• **What the exercise asks**
Reproduce the listing below exactly, beginning with its first line and ending with the line that holds "var yTicks = [0, 0.2, 0.4, 0.6, 0.8, 1.0];"; pictures are not part of the copy.

• **Stored data**
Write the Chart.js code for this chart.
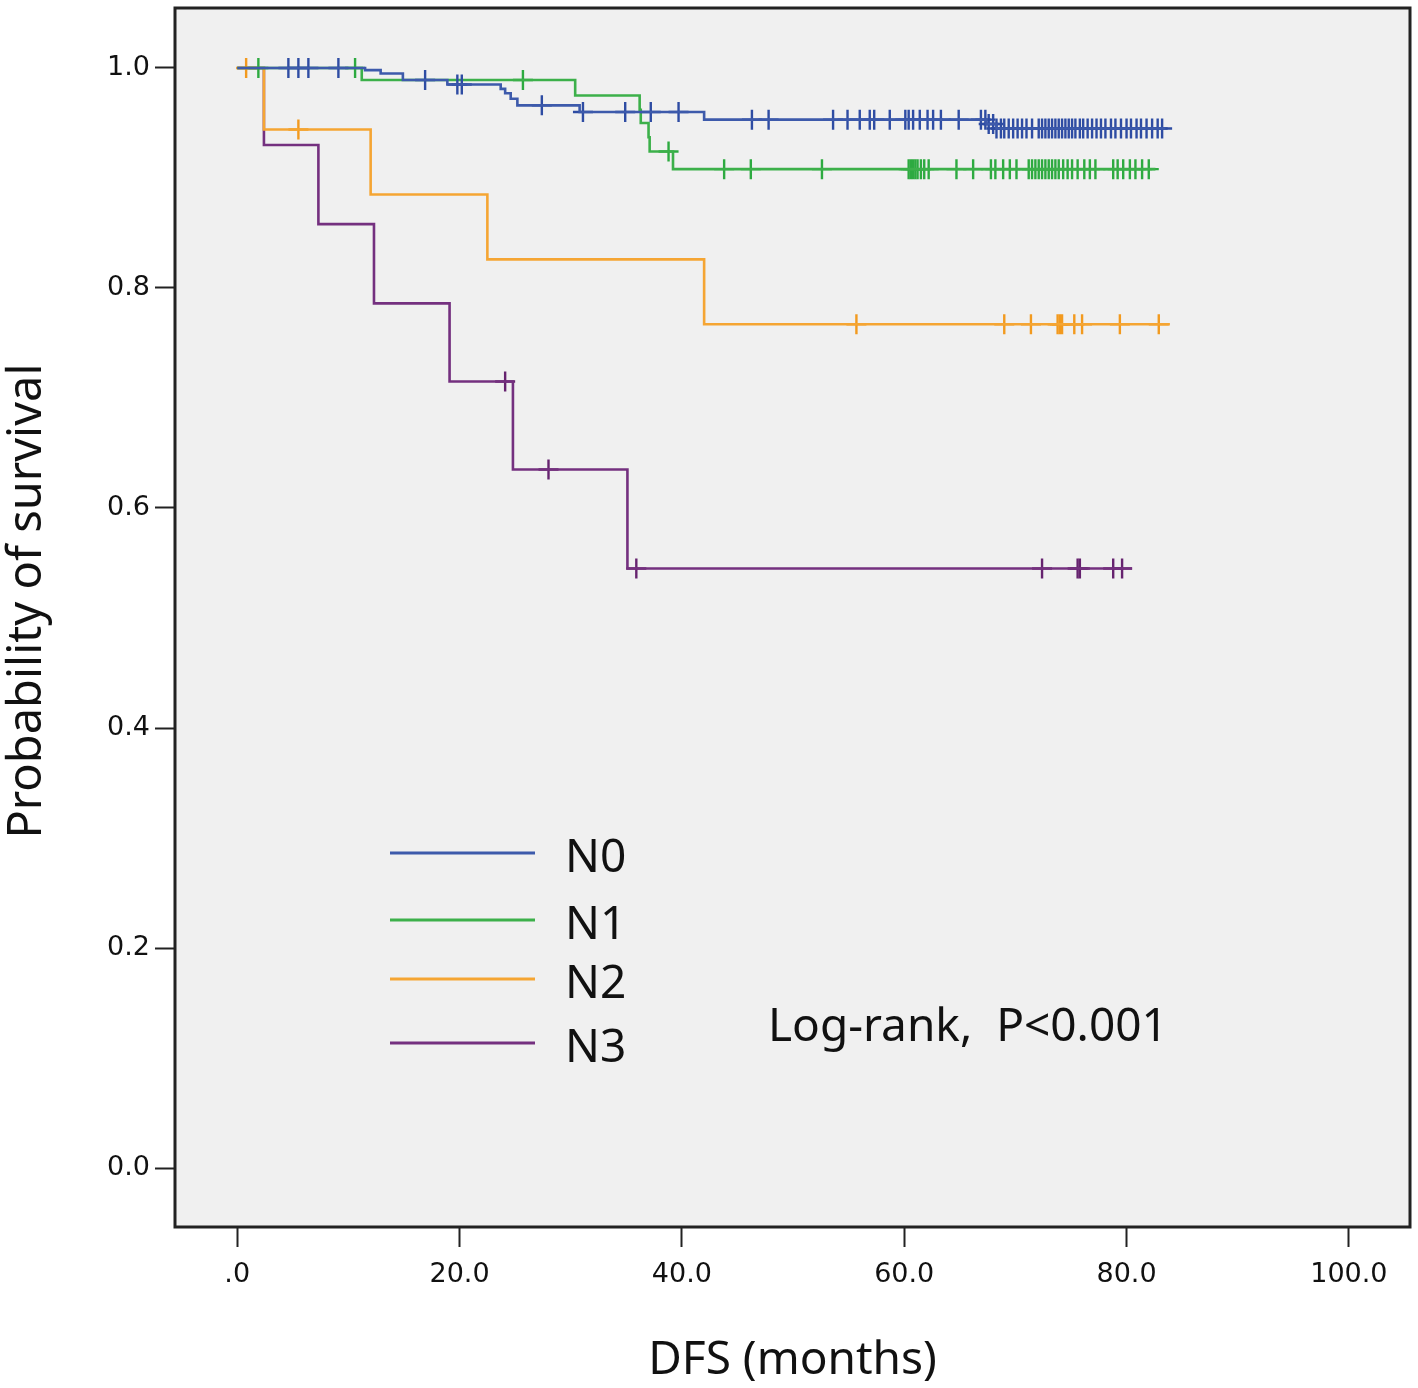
<!DOCTYPE html>
<html>
<head>
<meta charset="utf-8">
<script src="https://cdn.jsdelivr.net/npm/chart.js@4.4.1/dist/chart.umd.min.js"></script>
<style>
  body { margin: 0; background: #ffffff; }
  #wrap { width: 1418px; height: 1388px; }
</style>
</head>
<body>
<div id="wrap"><canvas id="kmChart" width="1418" height="1388"></canvas></div>
<script>
// tick values
var xTicks = [0, 20, 40, 60, 80, 100];
var yTicks = [0, 0.2, 0.4, 0.6, 0.8, 1.0];

var groupNames = ['N0', 'N1', 'N2', 'N3'];
var yTitle = 'Probability of survival';
var xTitle = 'DFS (months)';
var testNote = 'Log-rank,  P<0.001';

// N0 - event times / survival after each step (last entry = end of follow-up)
var n0Times = [0, 11.5, 12.9, 14.9, 18.9, 23.7, 24.1, 24.6, 25.2, 30.8, 42.0, 67.4, 68.3, 83.5];
var n0Surv  = [1.0, 0.998, 0.995, 0.989, 0.985, 0.981, 0.977, 0.972, 0.966, 0.960, 0.953, 0.949, 0.945, 0.945];
var n0Censor = [4.6, 5.5, 6.4, 9.1, 16.9, 19.8, 20.2, 27.4, 31.1, 34.9, 37.2, 39.7, 46.3, 47.8,
    53.6, 54.9, 56.0, 56.9, 57.3, 58.7, 60.1, 60.4, 60.8, 61.4, 62.1, 62.6, 63.3, 64.9, 66.9, 67.3, 67.6,
    68.0, 68.3, 68.7, 69.0, 69.4, 69.8, 70.2, 70.6, 71.0, 71.5, 72.1, 72.4, 72.7, 73.0, 73.3, 73.6,
    73.9, 74.2, 74.5, 74.8, 75.1, 75.4, 75.8, 76.1, 76.5, 76.9, 77.3, 77.7, 78.1, 78.6, 79.0, 79.5,
    80.0, 80.4, 80.9, 81.3, 81.8, 82.3, 82.8, 83.2];

// N1
var n1Times = [0, 11.2, 30.4, 36.2, 36.3, 37.0, 37.1, 39.2, 82.6];
var n1Surv  = [1.0, 0.989, 0.975, 0.962, 0.950, 0.937, 0.924, 0.908, 0.908];
var n1Censor = [1.9, 10.6, 25.7, 38.8, 43.8, 46.2, 52.6, 60.4, 60.6, 60.8, 61.0, 61.2, 61.5, 61.8, 62.2,
    64.7, 66.2, 67.8, 68.2, 68.9, 69.5, 70.1, 71.2, 71.5, 71.8, 72.1, 72.4, 72.7, 73.0, 73.3, 73.6,
    73.9, 74.3, 74.7, 75.1, 75.6, 76.2, 76.7, 77.2, 78.8, 79.2, 79.7, 80.3, 80.8, 81.4, 82.0];

// N2
var n2Times = [0, 2.4, 12.0, 22.5, 42.0, 83.9];
var n2Surv  = [1.0, 0.944, 0.885, 0.826, 0.767, 0.767];
var n2Censor = [0.8, 5.5, 55.7, 69.0, 71.4, 73.8, 74.0, 74.2, 75.3, 76.0, 79.4, 82.9];

// N3
var n3Times = [0, 2.4, 7.3, 12.3, 19.1, 24.8, 35.1, 80.5];
var n3Surv  = [1.0, 0.930, 0.858, 0.786, 0.715, 0.635, 0.545, 0.545];
var n3Censor = [24.1, 28.0, 35.9, 72.4, 75.6, 75.8, 78.8, 79.6];

var lineColors   = ['#3d5aab', '#3cb04a', '#f5a533', '#74307f'];
var censorColors = ['#2e4ca3', '#2daa40', '#f29a1f', '#66236f'];

var allTimes  = [n0Times, n1Times, n2Times, n3Times];
var allSurv   = [n0Surv, n1Surv, n2Surv, n3Surv];
var allCensor = [n0Censor, n1Censor, n2Censor, n3Censor];

// survival level of a curve at time t (censor marks sit on the curve)
function survAt(times, surv, t) {
    var s = surv[0];
    for (var i = 0; i < times.length; i++) {
        if (times[i] <= t) s = surv[i];
    }
    return s;
}

var datasets = [];
groupNames.forEach(function (name, g) {
    datasets.push({
        label: name,
        data: allTimes[g].map(function (t, i) { return { x: t, y: allSurv[g][i] }; }),
        borderColor: lineColors[g],
        borderWidth: 2.6,
        stepped: 'before',
        pointRadius: 0,
        fill: false
    });
    datasets.push({
        label: name + ' censored',
        data: allCensor[g].map(function (t) { return { x: t, y: survAt(allTimes[g], allSurv[g], t) }; }),
        showLine: false,
        pointStyle: 'cross',
        pointRadius: 10,
        borderColor: censorColors[g],
        borderWidth: 2.4
    });
});

// gray plot area + white page + frame
var bgPlugin = {
    id: 'bgPlugin',
    beforeDraw: function (chart) {
        var ctx = chart.ctx, a = chart.chartArea;
        ctx.save();
        ctx.fillStyle = '#ffffff';
        ctx.fillRect(0, 0, chart.width, chart.height);
        ctx.fillStyle = '#f0f0f0';
        ctx.fillRect(a.left, a.top, a.right - a.left, a.bottom - a.top);
        ctx.restore();
    },
    afterDraw: function (chart) {
        var ctx = chart.ctx, a = chart.chartArea;
        ctx.save();
        ctx.strokeStyle = '#222222';
        ctx.lineWidth = 3;
        ctx.strokeRect(a.left, a.top, a.right - a.left, a.bottom - a.top);
        ctx.restore();
    }
};

// legend inside plot, log-rank text, y title
var legendPlugin = {
    id: 'legendPlugin',
    afterDraw: function (chart) {
        var ctx = chart.ctx;
        var rowsY = [853, 920, 979, 1043];
        ctx.save();
        ctx.font = '46px "Noto Sans"';
        ctx.textBaseline = 'middle';
        ctx.textAlign = 'left';
        groupNames.forEach(function (name, g) {
            ctx.strokeStyle = lineColors[g];
            ctx.lineWidth = 3;
            ctx.beginPath();
            ctx.moveTo(390, rowsY[g]);
            ctx.lineTo(535, rowsY[g]);
            ctx.stroke();
            ctx.fillStyle = '#111111';
            ctx.fillText(name, 565, rowsY[g] + 6);
        });
        ctx.fillText(testNote, 768, 1028);

        // y axis title
        ctx.translate(28, 601);
        ctx.rotate(-Math.PI / 2);
        ctx.textAlign = 'center';
        ctx.font = '47px "Noto Sans"';
        ctx.fillText(yTitle, 0, 0);
        ctx.restore();
    }
};

var ctx = document.getElementById('kmChart').getContext('2d');
var kmChart = new Chart(ctx, {
    type: 'line',
    data: { datasets: datasets },
    options: {
        responsive: false,
        animation: false,
        layout: { autoPadding: false, padding: { top: 8, right: 8, left: 0, bottom: 0 } },
        plugins: {
            legend: { display: false },
            tooltip: { enabled: false }
        },
        scales: {
            x: {
                type: 'linear',
                min: -5.6,
                max: 105.5,
                afterFit: function (scale) {
                    scale.height = 161;
                    scale.paddingLeft = 0;
                    scale.paddingRight = 0;
                },
                afterBuildTicks: function (scale) {
                    scale.ticks = xTicks.map(function (v) { return { value: v }; });
                },
                ticks: {
                    padding: 12,
                    color: '#111111',
                    font: { family: '"DejaVu Sans"', size: 27 },
                    maxRotation: 0,
                    autoSkip: false,
                    callback: function (value) {
                        return value === 0 ? '.0' : value.toFixed(1);
                    }
                },
                grid: {
                    drawOnChartArea: false,
                    drawTicks: true,
                    tickLength: 20,
                    tickColor: '#222222',
                    tickWidth: 2
                },
                border: { display: false },
                title: {
                    display: true,
                    text: xTitle,
                    color: '#111111',
                    font: { family: '"Noto Sans"', size: 46 },
                    padding: { top: 0, bottom: 0 }
                }
            },
            y: {
                type: 'linear',
                min: -0.0536,
                max: 1.0545,
                afterFit: function (scale) {
                    scale.width = 175;
                    scale.paddingTop = 0;
                    scale.paddingBottom = 0;
                },
                afterBuildTicks: function (scale) {
                    scale.ticks = yTicks.map(function (v) { return { value: v }; });
                },
                ticks: {
                    padding: 5,
                    color: '#111111',
                    font: { family: '"DejaVu Sans"', size: 27 },
                    autoSkip: false,
                    callback: function (value) { return value.toFixed(1); }
                },
                grid: {
                    drawOnChartArea: false,
                    drawTicks: true,
                    tickLength: 20,
                    tickColor: '#222222',
                    tickWidth: 2
                },
                border: { display: false },
                title: { display: false }
            }
        }
    },
    plugins: [bgPlugin, legendPlugin]
});
</script>
</body>
</html>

• **Response below**
Write the Chart.js code for this chart.
<!DOCTYPE html>
<html>
<head>
<meta charset="utf-8">
<script src="https://cdn.jsdelivr.net/npm/chart.js@4.4.1/dist/chart.umd.min.js"></script>
<style>
  body { margin: 0; background: #ffffff; }
  #wrap { width: 1418px; height: 1388px; }
</style>
</head>
<body>
<div id="wrap"><canvas id="kmChart" width="1418" height="1388"></canvas></div>
<script>
// tick values
var xTicks = [0, 20, 40, 60, 80, 100];
var yTicks = [0, 0.2, 0.4, 0.6, 0.8, 1.0];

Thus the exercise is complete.